■ **DO THIS**
Retype only what runs from the first line of the listing to the line holding "from bokeh.resources import INLINE", both included. Do not retype the pictures.

%%

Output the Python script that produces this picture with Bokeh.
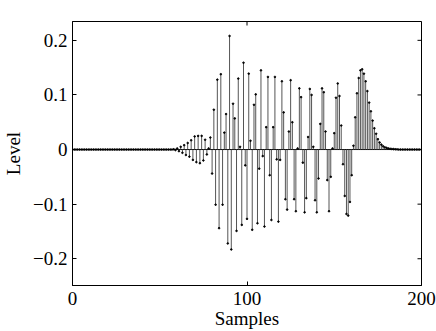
import math
from bokeh.plotting import figure
from bokeh.models import FixedTicker, Range1d, ColumnDataSource
from bokeh.embed import file_html
from bokeh.resources import INLINE

# ---- data ----
samples = list(range(200))
level = [
    0.0, 0.0, 0.0, 0.0, 0.0, 0.0, 0.0, 0.0, 0.0, 0.0,
    0.0, 0.0, 0.0, 0.0, 0.0, 0.0, 0.0, 0.0, 0.0, 0.0,
    0.0, 0.0, 0.0, 0.0, 0.0, 0.0, 0.0, 0.0, 0.0, 0.0,
    0.0, 0.0, 0.0, 0.0, 0.0, 0.0, 0.0, 0.0, 0.0, 0.0,
    0.0, 0.0, 0.0, 0.0, 0.0, 0.0, 0.0, 0.0, 0.0, 0.0,
    0.0, 0.0, 0.0, 0.0, 0.0, 0.0, 0.0, 0.0, 0.0005, -0.001,
    0.002, -0.003, 0.005, -0.006, 0.008, -0.010, 0.012, -0.013, 0.017, -0.019,
    0.024, -0.023, 0.025, -0.025, 0.025, -0.020, 0.018, -0.009, 0.002, 0.022,
    -0.044, 0.073, -0.101, 0.128, -0.144, 0.138, -0.101, 0.031, 0.065, -0.172,
    0.208, -0.183, 0.084, 0.057, -0.149, 0.130, 0.005, -0.138, 0.159, -0.029,
    -0.127, 0.139, 0.016, -0.147, 0.082, 0.101, -0.135, -0.035, 0.145, -0.012,
    -0.141, 0.041, 0.133, -0.047, -0.129, 0.041, 0.133, -0.018, -0.132, -0.019,
    0.125, 0.068, -0.091, -0.110, 0.033, 0.127, 0.050, -0.091, -0.113, 0.002,
    0.112, 0.096, -0.024, -0.115, -0.089, 0.023, 0.111, 0.100, 0.005, -0.093,
    -0.115, -0.053, 0.047, 0.112, 0.105, 0.033, -0.056, -0.113, -0.050, 0.002,
    0.030, 0.095, 0.121, 0.098, 0.044, -0.027, -0.085, -0.118, -0.121, -0.096,
    -0.047, 0.007, 0.059, 0.103, 0.131, 0.145, 0.147, 0.139, 0.125, 0.107,
    0.086, 0.070, 0.053, 0.039, 0.029, 0.019, 0.013, 0.009, 0.006, 0.004,
    0.003, 0.002, 0.0015, 0.001, 0.0008, 0.0005, 0.0003, 0.0, 0.0, 0.0,
    0.0, 0.0, 0.0, 0.0, 0.0, 0.0, 0.0, 0.0, 0.0, 0.0,
]
x_ticks = [0, 100, 200]
y_ticks = [-0.2, -0.1, 0, 0.1, 0.2]
y_tick_labels = {-0.2: "\u22120.2", -0.1: "\u22120.1", 0: "0", 0.1: "0.1", 0.2: "0.2"}

FONT = "Liberation Serif"
FS = "19px"
X_MIN, X_MAX = 0, 200
Y_MIN, Y_MAX = -0.249, 0.2345

p = figure(width=436, height=331, output_backend="svg", toolbar_location=None,
           x_range=Range1d(X_MIN, X_MAX), y_range=Range1d(Y_MIN, Y_MAX),
           min_border_left=72, min_border_right=15, min_border_top=21, min_border_bottom=44)
p.grid.visible = False
p.outline_line_color = "black"
p.outline_line_width = 1
p.background_fill_color = "white"
p.border_fill_color = "white"

src = ColumnDataSource(dict(x=samples, y=level, z=[0.0] * len(samples)))
# baseline
p.line(x=[X_MIN, X_MAX], y=[0, 0], line_color="black", line_width=1)
p.segment(x0="x", y0="z", x1="x", y1="y", source=src, line_color="#555555", line_width=1)
p.scatter(x="x", y="y", source=src, size=1.6, color="black", marker="circle")

# mirrored inward ticks on the right and top edges (half of each dash is clipped by the frame)
p.scatter(x=[X_MAX] * len(y_ticks), y=y_ticks, marker="dash", size=8,
          line_color="black", line_width=1)
p.scatter(x=x_ticks, y=[Y_MAX] * len(x_ticks), marker="dash", size=8, angle=math.pi / 2,
          line_color="black", line_width=1)

def style(ax):
    ax.axis_line_color = "black"
    ax.major_tick_line_color = "black"
    ax.major_tick_in = 4
    ax.major_tick_out = 0
    ax.minor_tick_line_color = None
    ax.major_label_text_font = FONT
    ax.major_label_text_font_size = FS
    ax.major_label_text_color = "black"
    ax.axis_label_text_font = FONT
    ax.axis_label_text_font_size = FS
    ax.axis_label_text_font_style = "normal"
    ax.axis_label_text_color = "black"

xa = p.xaxis[0]
xa.ticker = FixedTicker(ticks=x_ticks)
xa.axis_label = "Samples"
xa.major_label_standoff = 6
xa.axis_label_standoff = 0
style(xa)

ya = p.yaxis[0]
ya.ticker = FixedTicker(ticks=y_ticks)
ya.major_label_overrides = y_tick_labels
ya.axis_label = "Level"
ya.major_label_standoff = 5
ya.axis_label_standoff = 6
style(ya)

open("out.html", "w").write(file_html(p, INLINE))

%%

■ **RESPONSE BELOW**
Output the Python script that produces this picture with Bokeh.
import math
from bokeh.plotting import figure
from bokeh.models import FixedTicker, Range1d, ColumnDataSource
from bokeh.embed import file_html
from bokeh.resources import INLINE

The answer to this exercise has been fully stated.